These assertions were part of the many hidden mechanisms constructed to legitimate bigotry. Even those favoring some Jewish immigration used the language of anti-Semitism. One proposal for a law to regulate immigration referred to Jews as both a nationality and a race.[59] Since Jews were often legally stateless, this implied a racial nationality— in other words, one that could not be modified by a legal process like naturalization. Mário Moreira da Silva, the consul general in Budapest who believed the ban on Jewish entry "should never be revoked," argued along these lines.[60] Jewish "individuals are, in general, unassimilable, continuing eternally as Jews, without any love or concern for the land that receives them and gives them shelter."[61]

Only the Portuguese language gave anti-Semitism a peculiarly Brazilian tinge. Take, for example, the often-made references to Jews as "individuals" ("individuals of the Jewish race," "individuals of the Jewish nationality"). The term individuo , according to the anthropologist Roberto da Matta, implies that its referent is not a "person" in the Brazilian context—in other words, not part of collective Brazilian society.

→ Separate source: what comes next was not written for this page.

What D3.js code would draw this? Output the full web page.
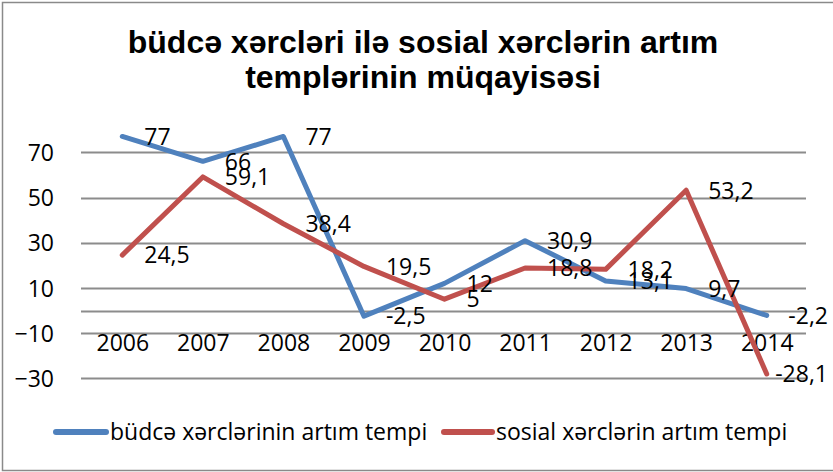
<!DOCTYPE html>
<html>
<head>
<meta charset="utf-8">
<script src="https://cdn.jsdelivr.net/npm/d3@7"></script>
<style>
  html, body { margin: 0; padding: 0; background: #fff; }
  svg { display: block; }
</style>
</head>
<body>
<svg id="chart" width="833" height="472"></svg>
<script>
const years = ["2006","2007","2008","2009","2010","2011","2012","2013","2014"];
const budgetGrowth = [77, 66, 77, -2.5, 12, 30.9, 13.1, 9.7, -2.2];
const socialGrowth = [24.5, 59.1, 38.4, 19.5, 5, 18.8, 18.2, 53.2, -28.1];
const yTicks = [-30, -10, 10, 30, 50, 70];
const titleLines = ["büdcə xərcləri ilə sosial xərclərin artım", "templərinin müqayisəsi"];
const seriesNames = ["büdcə xərclərinin artım tempi", "sosial xərclərin artım tempi"];
const seriesColors = ["#4F81BD", "#C0504D"];

const svg = d3.select("#chart");
const labelFont = "'Open Sans', Lato, sans-serif";
const fs = 23;

// frame
svg.append("rect").attr("x", 2.5).attr("y", 2.5).attr("width", 860).attr("height", 468)
  .attr("fill", "#fff").attr("stroke", "#8a8a8a").attr("stroke-width", 1.5);

const x = d3.scalePoint().domain(years).range([82, 807]).padding(0.5);
const y = d3.scaleLinear().domain([-30, 70]).range([378.3, 152.3]);

// gridlines
const grid = svg.append("g");
grid.selectAll("line").data(yTicks.concat([0])).join("line")
  .attr("x1", 81).attr("x2", 806)
  .attr("y1", d => Math.round(y(d)) + 0.5).attr("y2", d => Math.round(y(d)) + 0.5)
  .attr("stroke", "#8c8c8c").attr("stroke-width", 2);

// y axis labels
const yAxis = d3.axisLeft(y).tickValues(yTicks).tickSize(0).tickPadding(0).tickFormat(d3.format("d"));
const yg = svg.append("g").attr("transform", "translate(54,0)").call(yAxis);
yg.select(".domain").remove();
yg.selectAll("text").attr("font-family", labelFont).attr("font-size", fs).attr("fill", "#000")
  .attr("dy", "0.36em");

// x axis labels
const xAxis = d3.axisBottom(x).tickSize(0).tickPadding(0);
const xg = svg.append("g").attr("transform", "translate(0,333)").call(xAxis);
xg.select(".domain").remove();
xg.selectAll("text").attr("font-family", labelFont).attr("font-size", fs).attr("fill", "#000")
  .attr("dy", "0.8em");

// lines
const series = [budgetGrowth, socialGrowth];
const line = d3.line().x((d, i) => x(years[i])).y(d => y(d));
series.forEach((vals, s) => {
  svg.append("path").datum(vals).attr("d", line)
    .attr("fill", "none").attr("stroke", seriesColors[s]).attr("stroke-width", 5)
    .attr("stroke-linejoin", "round").attr("stroke-linecap", "round");
});

// data labels
const fmt = v => String(v).replace(".", ",");
series.forEach((vals, s) => {
  const g = svg.append("g");
  vals.forEach((v, i) => {
    const t = g.append("text").text(fmt(v))
      .attr("font-family", labelFont).attr("font-size", fs).attr("fill", "#000")
      .attr("y", y(v)).attr("dy", "0.36em");
    const w = t.node().getComputedTextLength();
    const xx = Math.min(x(years[i]) + 22, 828 - w);
    t.attr("x", xx);
  });
});

// title
const tg = svg.append("g");
titleLines.forEach((ln, i) => {
  tg.append("text").text(ln)
    .attr("x", 423).attr("y", 53 + i * 35)
    .attr("text-anchor", "middle")
    .attr("font-family", "'Liberation Sans', Arial, sans-serif")
    .attr("font-weight", "bold").attr("font-size", 32).attr("fill", "#000");
});

// legend
const legendItems = [{x0: 53, x1: 109, tx: 110}, {x0: 441, x1: 495, tx: 496}];
legendItems.forEach((it, s) => {
  svg.append("line").attr("x1", it.x0 + 3).attr("x2", it.x1 - 3).attr("y1", 432).attr("y2", 432)
    .attr("stroke", seriesColors[s]).attr("stroke-width", 6).attr("stroke-linecap", "round");
  svg.append("text").text(seriesNames[s]).attr("x", it.tx).attr("y", 432).attr("dy", "0.36em")
    .attr("font-family", labelFont).attr("font-size", fs).attr("fill", "#000");
});
</script>
</body>
</html>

In this view, the in-group is exempt from many of the strictures created by society to control social deviants, or in this case "individuos. " If "laws . . . are applied only to individuals," the wording of anti-Semitic expressions takes on a meaning far more complex than the words suggest.[62] Consider, then, comments on Poland's Jewish population of "5 million individuals" or proposals to curb the entry of "individuals of Semitic origin." In both cases the terminology implies that Jews were unable, because of a character presumably inherited at birth, to become part of the Brazilian milieu. The term individuo , however, was rarely used in correspondence regarding, for example, Portuguese immigrants.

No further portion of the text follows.